# EXERCISE BRIEF:
Your task is to reproduce, verbatim and without pictures, the lines from the opening of the listing through the line containing "import matplotlib.pyplot as plt".

>> Start

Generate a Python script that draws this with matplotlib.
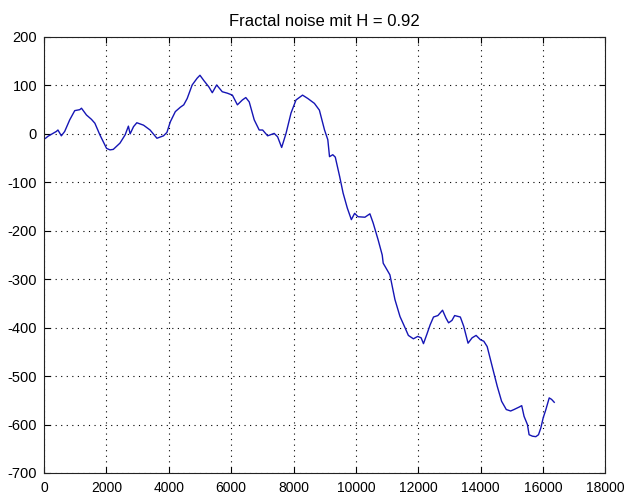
import matplotlib

matplotlib.use("Agg")
import matplotlib.pyplot as plt

# Samples (x = sample index, y = cumulative noise)
x_vals = [
    48, 124, 285, 393, 445, 554, 661, 823, 984, 1145, 1200, 1360, 1520, 1630,
    1790, 2005, 2115, 2220, 2435, 2600, 2705, 2760, 2870, 2975, 3190, 3400,
    3620, 3830, 3940, 4050, 4210, 4370, 4480, 4590, 4750, 4910, 5000, 5125,
    5285, 5395, 5535, 5715, 5880, 6040, 6200, 6360, 6470, 6580, 6740, 6900,
    7010, 7170, 7380, 7490, 7620, 7760, 7920, 8080, 8290, 8460, 8670, 8830,
    8995, 9100, 9155, 9260, 9340, 9480, 9590, 9725, 9855, 9960, 10070, 10290,
    10450, 10555, 10715, 10845, 10877, 10985, 11092, 11253, 11415, 11555,
    11684, 11845, 11985, 12093, 12168, 12275, 12383, 12490, 12630, 12780,
    12888, 12974, 13082, 13168, 13350, 13458, 13598, 13727, 13856, 13996,
    14103, 14211, 14372, 14534, 14674, 14824, 14964, 15071, 15233, 15319,
    15394, 15502, 15556, 15663, 15771, 15857, 15932, 16008, 16094, 16201,
    16276, 16362,
]
y_vals = [
    -9, -5, 1, 5, 8, -4, 5, 29, 48, 50, 53, 39, 30, 22,
    -2, -30, -33, -32, -19, -2, 16, 0, 15, 23, 18, 8,
    -9, -4, 3, 25, 46, 55, 60, 73, 101, 115, 121, 110,
    97, 85, 101, 87, 84, 80, 60, 70, 75, 66, 29, 8,
    8, -4, 1, -6, -28, 1, 43, 70, 80, 73, 63, 49,
    8, -12, -47, -43, -48, -88, -122, -153, -177, -164, -171, -172,
    -165, -184, -219, -250, -267, -279, -291, -342, -377, -397,
    -416, -423, -418, -421, -433, -414, -394, -378, -375, -364,
    -380, -390, -385, -375, -378, -397, -432, -421, -416, -425,
    -428, -439, -480, -521, -552, -569, -572, -569, -564, -561,
    -583, -600, -621, -624, -625, -621, -607, -586, -569, -545,
    -548, -554,
]

x_ticks = list(range(0, 18001, 2000))
y_ticks = list(range(-700, 201, 100))
title = "Fractal noise mit H = 0.92"

plt.rcParams["font.family"] = ["Liberation Sans", "DejaVu Sans"]
plt.rcParams["axes.unicode_minus"] = False

fig = plt.figure(figsize=(6.25, 5.0), dpi=100)
ax = fig.add_axes([0.0705, 0.054, 0.898, 0.872])

ax.plot(x_vals, y_vals, color="#1515b5", lw=1.0)

ax.set_xlim(0, 18000)
ax.set_ylim(-700, 200)
ax.set_xticks(x_ticks)
ax.set_yticks(y_ticks)
ax.grid(True, color="black", linestyle=(0, (1, 4)), lw=0.8)
ax.tick_params(direction="in", length=4, labelsize=10.5, top=True, right=True,
               labeltop=False, labelright=False)
ax.tick_params(axis="x", pad=6, labelsize=10)
ax.tick_params(axis="y", pad=5)
for s in ax.spines.values():
    s.set_linewidth(0.8)
    s.set_color("#222222")
ax.set_title(title, fontsize=12, pad=8)

fig.savefig("out.png", dpi=100)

>> End

# THE OUTPUT:
Generate a Python script that draws this with matplotlib.
import matplotlib

matplotlib.use("Agg")
import matplotlib.pyplot as plt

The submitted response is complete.